Illustrator Andrew Kolb has created a children’s book of the David Bowie classic “Space Oddity” complete with trippy space scenes and the song’s melancholy overtones. While it’s probably too heavy for kids (especially since the David Bowie song is actually about using heroin), Kolb’s illustrated tale will both delight and depress adults in the best way possible. Plus, we’ve even included Bowie’s song below if you like having stories read to you.
SPACE ODDITY
Yellow Belly
Space looks kind of creepy when it’s red.
Skeloric
Whatever this insinuation about heroin notwithstanding — this song references the Apollo 13 mission.
As in the nearly tragic space mission that eventually became a Tom Hanks film.
I’d rather like some supporting links offering evidence to the “This song is about heroin” claim.
Aaron
Yeah…”Space Oddity” ain’t about heroin. “Ashes to Ashes” however is about Bowie getting clean, he was a massive cokehead though, not a junky. Lou Reed was the junky.
of course
I am rereading the song’s lyrics and trying to interpret them in the context of heroin usage, and it’s not making any sense to me.

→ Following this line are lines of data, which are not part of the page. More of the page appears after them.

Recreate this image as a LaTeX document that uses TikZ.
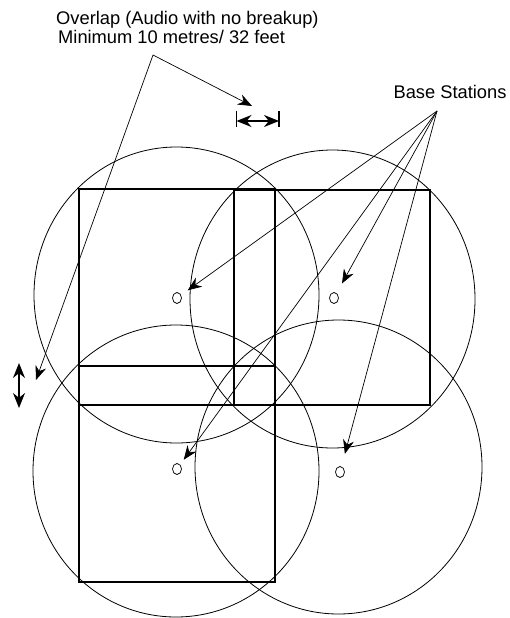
\documentclass[tikz,border=0pt]{standalone}
\usepackage{fontspec}
\setmainfont{Liberation Sans}
\usetikzlibrary{arrows.meta,shapes.geometric,positioning}

\begin{document}
\begin{tikzpicture}[x=1pt,y=-1pt,
    zone/.style={line width=0.8pt},
    room/.style={line width=1.6pt},
    station/.style={draw,ellipse,line width=0.7pt,minimum width=9pt,
                    minimum height=11pt,inner sep=0pt},
    note/.style={font=\fontsize{18.3}{19.5}\selectfont,inner sep=0pt},
    arr/.style={-{Stealth[length=14pt,width=11pt]},line width=0.7pt},
    dim/.style={{Stealth[length=15pt,width=12pt]}-{Stealth[length=15pt,width=12pt]},
                line width=1.4pt},
  ]
    \useasboundingbox (0,0) rectangle (510,618);
    % coverage zones
    \draw[zone] (176.5,295) ellipse [x radius=142.5pt, y radius=148pt];
    \draw[zone] (332.5,299) ellipse [x radius=142.5pt, y radius=149pt];
    \draw[zone] (176,471) ellipse [x radius=143pt, y radius=146pt];
    \draw[zone] (338.5,467) ellipse [x radius=143.5pt, y radius=147pt];
    % rooms
    \draw[room] (79,189) rectangle (275,405);
    \draw[room] (234,190) rectangle (430,405);
    \draw[room] (79,366) rectangle (275,582);
    % base stations
    \node[station](bsTL) at (177,298){};
    \node[station](bsTR) at (334,298){};
    \node[station](bsBL) at (177,469){};
    \node[station](bsBR) at (340,472){};
    % labels
    \node[note,align=left,anchor=north west](overlap) at (56,11){%
      Overlap (Audio with no breakup)\\\hspace*{2pt}Minimum 10 metres/ 32 feet};
    \node[note,anchor=base](bases) at (450,98){Base Stations};
    % overlap markers
    \coordinate (ovL) at (236.5,121);
    \coordinate (ovR) at (279,121);
    \coordinate (ovU) at (19,363);
    \coordinate (ovD) at (19,408);
    \draw[room] ([yshift=10pt]ovL) -- ([yshift=-6pt]ovL);
    \draw[room] ([yshift=10pt]ovR) -- ([yshift=-6pt]ovR);
    \draw[dim](ovL)--(ovR);
    \draw[dim](ovU)--(ovD);
    % leaders
    \coordinate (ovSrc) at (153,55);
    \coordinate (ovTop) at (252,106);
    \coordinate (ovSide) at (36,380);
    \draw[arr](ovSrc)--(ovTop); \draw[arr](ovSrc)--(ovSide);
    \coordinate (bsSrc) at (437,111);
    \draw[arr,shorten >=8pt](bsSrc)--(bsTL);
    \draw[arr,shorten >=11pt](bsSrc)--(bsTR);
    \draw[arr,shorten >=6pt](bsSrc)--(bsBL);
    \draw[arr,shorten >=13pt](bsSrc)--(bsBR);
  \end{tikzpicture}
\end{document}
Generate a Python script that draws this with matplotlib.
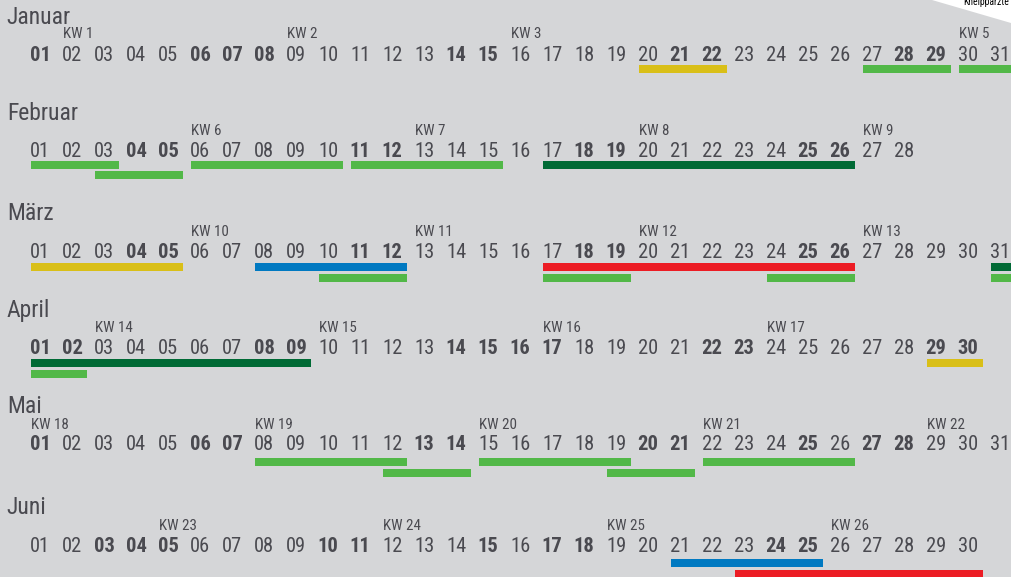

Am I just too square for rock n’ roll?
Skeloric
Just realized, “Daniel Villarreal” wrote this piece.
He never checks his assertions to see if they are factual or not.
REBELComx
http://youtu.be/6ptc0cYDJgg that’s all i have to say.
Daniel Villarreal
@Skeloric: @Aaron: @of course: In an article about “the great heroin songs of the rock era”:
“Couched in the song, however, is the sense that Bowie is not really singing about outer space. This implicit [heroin] metaphor was made explicit in Space Oddity’s 1980 sequel, Ashes to Ashes, where Major Tom is described as “a junkie/strung out on heaven’s high/hitting an all-time low.”
The full Ashes to Ashes lyric goes, “Ashes to ashes/fun to funky/we know Major Tom is a junkie/strung out on heaven’s high/hitting an all-time low.” You can hear the song here.
Skeloric
That’s ONE piece of “evidence”, but it didn’t seem very professional itself, lacking any corroborating sources which could be accessed for proof.
Skeloric
I do know that songs have double meanings, after all “HOTEL CALIFORNIA” is a “dark underbelly of success” song, recounted by the band itself in multiple interviews — even while the lyrics seem to demand a Rod Serling intro.
http://www.songfacts.com/detail.php?id=1121
A look at SONGFACTS seems to corroborate that heroin isn’t part of the song at all.
Instead, the song is inspired by the film “2001: A space odyssey”
http://www.songfacts.com/detail.php?id=1201
All in just a few minutes of searching.
EVERYONE CLAIMS it is a drug song, but Bowie himself never makes such statement himself.
The SEQUEL does seem to draw in a more autobiographical twist — but it’d be like trying to claim that the Hobbit is about final war against Sauron, just because THE LORD OF THE RINGS is.
Skeloric
Granted, I can MAN UP enough to state that my assertion about it being about the Apollo 13 disaster seems to have no corroborating evidence.
Aaron
@Daniel Villarreal: As I mentioned Ashes to Ashes is about Bowie getting sober but he was never a heroin addict, he was strung out on coke. The term “junky” while synonymous with heroin use can and is applied to other addicts.
“Ashes to ashes/fun to funky/we know Major Tom is a junkie/strung out on heaven’s high/hitting an all-time low.”
Junky was probably used because it rhymed better with “funky” than coke head does.
The main inspiration for that song was Kubrick’s film, 2001: A Space Odyssey. If there is an allusion to heroin in there, it’s just that, an allusion, the song isn’t a metaphor for heroin use.
Skeloric
Isn’t it amazing that the ‘this song is about heroin use” assertion was never corrected even after enough folks could counter the claim.